À l’heure actuelle notre capacité à le faire est menacée par la position de confrontation que l’Occident adopte envers la Chine, qui ressemble beaucoup à la propre vision paranoïaque de la RPC, qui considère les minorités ethniques comme intrinsèquement dangereuses. Si nous demandons aux Chinois et aux Chinoises de se battre contre le racisme et contre la discrimination qui existent dans leur communauté, nous devons leur montrer que nous sommes prêt.e.s à faire de même. Alors qu’une confrontation entre les États-Unis et la Chine se profile, ceux et celles qui défendent les Ouïghour.e.s en Chine devraient être prêt.e.s à faire de même pour les Chinois.e.s victimes en Occident.
De toute évidence, transformer cette position en alternative politique convaincante et pratique demandera bien du travail.
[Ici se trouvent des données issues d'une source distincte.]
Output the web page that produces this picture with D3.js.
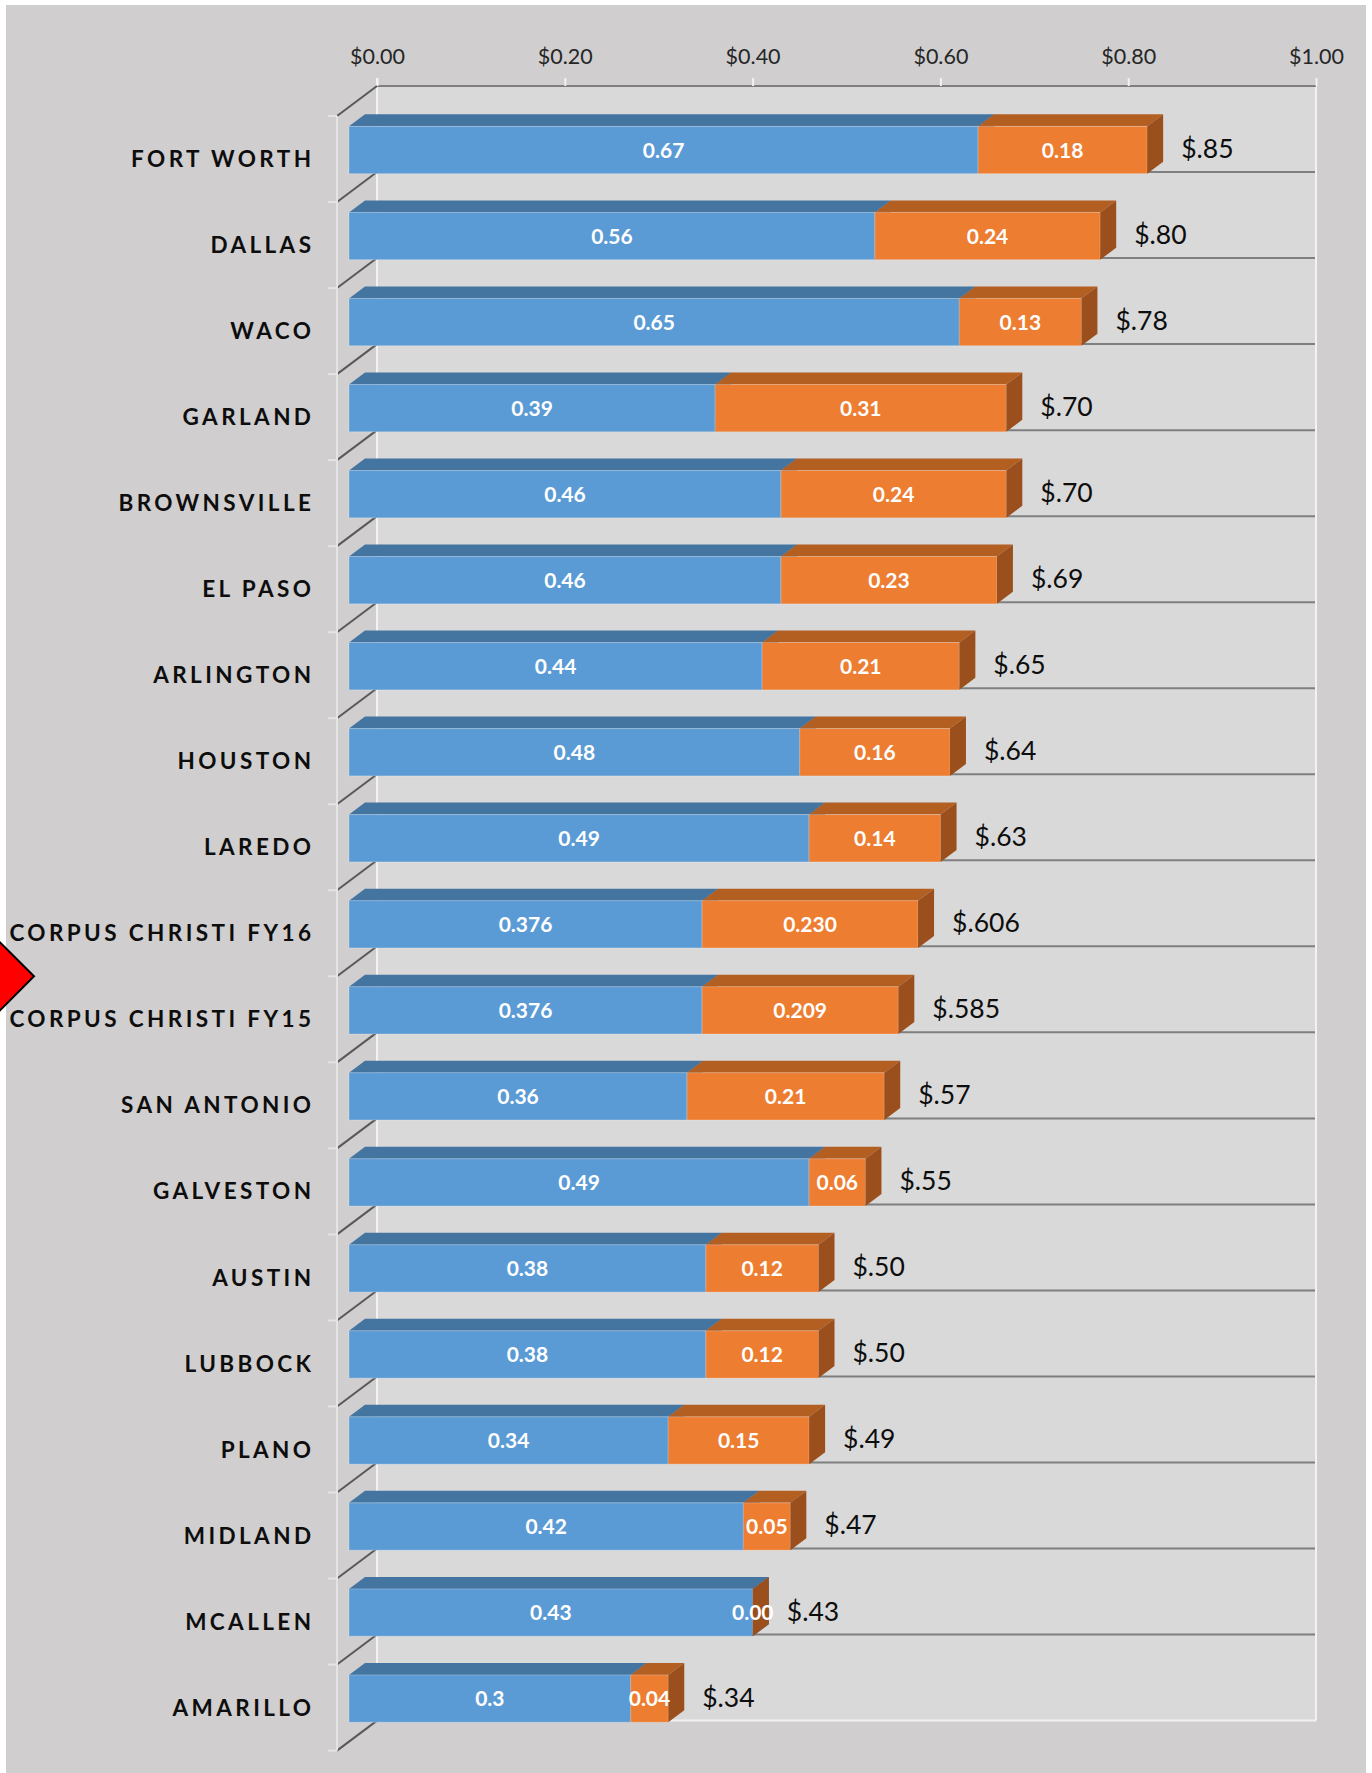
<!DOCTYPE html>
<html>
<head>
<meta charset="utf-8">
<script src="https://cdn.jsdelivr.net/npm/d3@7"></script>
<style>
  html, body { margin: 0; padding: 0; background: #ffffff; }
  svg { display: block; }
</style>
</head>
<body>
<svg id="chart" width="1372" height="1773"></svg>
<script>
// ---------------- DATA ----------------
const categories = ["FORT WORTH", "DALLAS", "WACO", "GARLAND", "BROWNSVILLE", "EL PASO",
  "ARLINGTON", "HOUSTON", "LAREDO", "CORPUS CHRISTI FY16", "CORPUS CHRISTI FY15",
  "SAN ANTONIO", "GALVESTON", "AUSTIN", "LUBBOCK", "PLANO", "MIDLAND", "MCALLEN", "AMARILLO"];
const baseValues = [0.67, 0.56, 0.65, 0.39, 0.46, 0.46, 0.44, 0.48, 0.49, 0.376, 0.376,
  0.36, 0.49, 0.38, 0.38, 0.34, 0.42, 0.43, 0.3];
const addValues = [0.18, 0.24, 0.13, 0.31, 0.24, 0.23, 0.21, 0.16, 0.14, 0.230, 0.209,
  0.21, 0.06, 0.12, 0.12, 0.15, 0.05, 0.00, 0.04];
const baseLabels = ["0.67", "0.56", "0.65", "0.39", "0.46", "0.46", "0.44", "0.48", "0.49",
  "0.376", "0.376", "0.36", "0.49", "0.38", "0.38", "0.34", "0.42", "0.43", "0.3"];
const addLabels = ["0.18", "0.24", "0.13", "0.31", "0.24", "0.23", "0.21", "0.16", "0.14",
  "0.230", "0.209", "0.21", "0.06", "0.12", "0.12", "0.15", "0.05", "0.00", "0.04"];
const totalLabels = ["$.85", "$.80", "$.78", "$.70", "$.70", "$.69", "$.65", "$.64", "$.63",
  "$.606", "$.585", "$.57", "$.55", "$.50", "$.50", "$.49", "$.47", "$.43", "$.34"];
const xTickValues = [0, 0.2, 0.4, 0.6, 0.8, 1.0];
const xTickLabels = ["$0.00", "$0.20", "$0.40", "$0.60", "$0.80", "$1.00"];
const highlightPair = ["CORPUS CHRISTI FY16", "CORPUS CHRISTI FY15"];

// ---------------- LAYOUT ----------------
const W = 1372, H = 1773;
const wall = { left: 377, right: 1316, top: 86, bottom: 1720.6 };
const DX = -40, DY = 30;        // depth of the side wall (back -> front)
const F1 = 0.3, F2 = 0.7;       // bar depth span (fraction of depth)
const FONT = "Lato, 'Open Sans', 'DejaVu Sans', sans-serif";
const col = {
  outer: "#d0cece", wall: "#d9d9d9", grid: "#7f7f7f", light: "#f2f2f2",
  blueFront: "#5b9bd5", blueTop: "#4474a0", blueSide: "#3e6b95",
  orFront: "#ed7d31", orTop: "#b45f22", orSide: "#9a4f1c"
};

const svg = d3.select("#chart");

const x = d3.scaleLinear().domain([0, 1]).range([wall.left, wall.right]);
const yBand = d3.scaleBand().domain(categories).range([wall.top, wall.bottom]).padding(0);
const yBar = d3.scaleBand().domain(categories).range([wall.top, wall.bottom])
  .paddingInner(0.45).paddingOuter(0.225);
const step = yBand.step();
const boundaries = d3.range(categories.length + 1).map(k => wall.top + k * step);

// outer background
svg.append("rect").attr("x", 0).attr("y", 0).attr("width", W).attr("height", H).attr("fill", "#ffffff");
svg.append("rect").attr("x", 6).attr("y", 5).attr("width", W - 12).attr("height", H - 5).attr("fill", col.outer);

// back wall
svg.append("rect").attr("x", wall.left).attr("y", wall.top)
  .attr("width", wall.right - wall.left).attr("height", wall.bottom - wall.top)
  .attr("fill", col.wall);

// category gridlines on back wall
svg.append("g").selectAll("line").data(boundaries.slice(1, -1)).join("line")
  .attr("x1", wall.left).attr("x2", wall.right)
  .attr("y1", d => d).attr("y2", d => d)
  .attr("stroke", col.grid).attr("stroke-width", 2);

// wall edges
svg.append("line").attr("x1", wall.left).attr("x2", wall.right)
  .attr("y1", wall.bottom).attr("y2", wall.bottom).attr("stroke", col.light).attr("stroke-width", 2);
svg.append("line").attr("x1", wall.left).attr("x2", wall.left)
  .attr("y1", wall.top - 8).attr("y2", wall.bottom).attr("stroke", col.light).attr("stroke-width", 2);
svg.append("line").attr("x1", wall.right).attr("x2", wall.right)
  .attr("y1", wall.top).attr("y2", wall.bottom).attr("stroke", col.light).attr("stroke-width", 2);

// top value axis
const axisG = svg.append("g").attr("transform", `translate(0,${wall.top})`);
axisG.call(d3.axisTop(x).tickValues(xTickValues).tickSize(8).tickPadding(14)
  .tickFormat((d, i) => xTickLabels[i]));
axisG.select(".domain").attr("stroke", col.grid).attr("stroke-width", 2).attr("d", `M${wall.left},0H${wall.right}`);
axisG.selectAll(".tick line").attr("stroke", col.light).attr("stroke-width", 2);
axisG.selectAll(".tick text").attr("font-family", FONT).attr("font-size", 21.5)
  .attr("fill", "#262626").attr("dy", "0");

// side wall: diagonals, front axis line and ticks
svg.append("g").selectAll("line").data(boundaries).join("line")
  .attr("x1", wall.left).attr("y1", d => d)
  .attr("x2", wall.left + DX).attr("y2", d => d + DY)
  .attr("stroke", "#595959").attr("stroke-width", 2);
svg.append("line").attr("x1", wall.left + DX).attr("x2", wall.left + DX)
  .attr("y1", wall.top + DY).attr("y2", wall.bottom + DY)
  .attr("stroke", "#e4e4e4").attr("stroke-width", 2);
svg.append("g").selectAll("line").data(boundaries).join("line")
  .attr("x1", wall.left + DX - 9).attr("x2", wall.left + DX)
  .attr("y1", d => d + DY).attr("y2", d => d + DY)
  .attr("stroke", "#e4e4e4").attr("stroke-width", 2);

// bars
const rows = categories.map((c, i) => ({
  cat: c, base: baseValues[i], add: addValues[i],
  total: baseValues[i] + addValues[i],
  bl: baseLabels[i], al: addLabels[i], tl: totalLabels[i]
}));

const barG = svg.append("g");
function drawSegment(g, s, e, yt, yb, front, top, side) {
  const xs = x(s), xe = x(e);
  const p = (xx, yy, f) => [xx + f * DX, yy + f * DY];
  g.append("polygon").attr("points", [p(xs, yt, F1), p(xe, yt, F1), p(xe, yt, F2), p(xs, yt, F2)].join(" "))
    .attr("fill", top);
  g.append("rect").attr("x", xs + F2 * DX).attr("y", yt + F2 * DY)
    .attr("width", Math.max(0, xe - xs)).attr("height", yb - yt)
    .attr("fill", front).attr("stroke", "rgba(255,255,255,0.25)").attr("stroke-width", 1);
  g.append("polygon").attr("points", [p(xe, yt, F2), p(xe, yt, F1), p(xe, yb, F1), p(xe, yb, F2)].join(" "))
    .attr("fill", side);
}
rows.forEach(r => {
  const g = barG.append("g");
  const yt = yBar(r.cat), yb = yt + yBar.bandwidth();
  drawSegment(g, 0, r.base, yt, yb, col.blueFront, col.blueTop, col.blueSide);
  drawSegment(g, r.base, r.total, yt, yb, col.orFront, col.orTop, col.orSide);
});

// segment labels
const labG = svg.append("g").attr("font-family", FONT).attr("font-weight", 700)
  .attr("font-size", 21).attr("fill", "#ffffff").attr("text-anchor", "middle");
rows.forEach(r => {
  const cy = yBar(r.cat) + yBar.bandwidth() / 2 + F2 * DY;
  labG.append("text").attr("x", (x(0) + x(r.base)) / 2 + F2 * DX).attr("y", cy)
    .attr("dy", "0.36em").text(r.bl);
  labG.append("text").attr("x", (x(r.base) + x(r.total)) / 2 + F2 * DX).attr("y", cy)
    .attr("dy", "0.36em").text(r.al);
});

// total labels
svg.append("g").selectAll("text").data(rows).join("text")
  .attr("x", d => x(d.total) + F2 * DX + 34)
  .attr("y", d => yBar(d.cat) + yBar.bandwidth() / 2 + F2 * DY)
  .attr("dy", "0.3em")
  .attr("font-family", FONT).attr("font-size", 26.5).attr("fill", "#0d0d0d")
  .text(d => d.tl);

// category labels
const LS = 3.4;
svg.append("g").selectAll("text").data(categories).join("text")
  .attr("x", 311 + LS)
  .attr("y", d => yBand(d) + step / 2 + DY)
  .attr("dy", "0.36em")
  .attr("text-anchor", "end")
  .attr("font-family", FONT).attr("font-weight", 700).attr("font-size", 22.5)
  .attr("letter-spacing", LS).attr("fill", "#0d0d0d")
  .text(d => d);

// highlight arrow between the two Corpus Christi rows
const ya = yBand(highlightPair[1]) + DY;
svg.append("polygon")
  .attr("points", [[-10, ya - 44], [34, ya], [-10, ya + 44]].join(" "))
  .attr("fill", "#ff0000").attr("stroke", "#000000").attr("stroke-width", 2);
</script>
</body>
</html>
Il ne sera pas facile de construire une alliance progressiste autour de la question du Xinjiang avec suffisamment de poids pour rivaliser avec les ressources et l’influence des faucons anti-chinois. Pour le moment, certains Ouïghour.e.s seront encouragé.e.s par les propos durs de Washington à l’égard du Pékin. Mais ils et elles savent aussi, par expérience amère, que les gouvernements étrangers qui s’attaquent à cette question peuvent tout aussi rapidement l’abandonner, dès que leurs priorités changent. C’est une raison de plus pour élaborer une approche qui ne sera pas vulnérable aux vents politiques à Washington.
La défense des droits des minorités en Chine doit aller de pair avec une position anti-guerre ferme par rapport à la politique internationale des États occidentaux, avec une détermination à mettre fin à l’islamophobie et avec une vigilance contre les préjugés anti-chinois dans nos propres communautés. Lier la question du Xinjiang à ces causes n’est pas une distraction ; c’est une opportunité.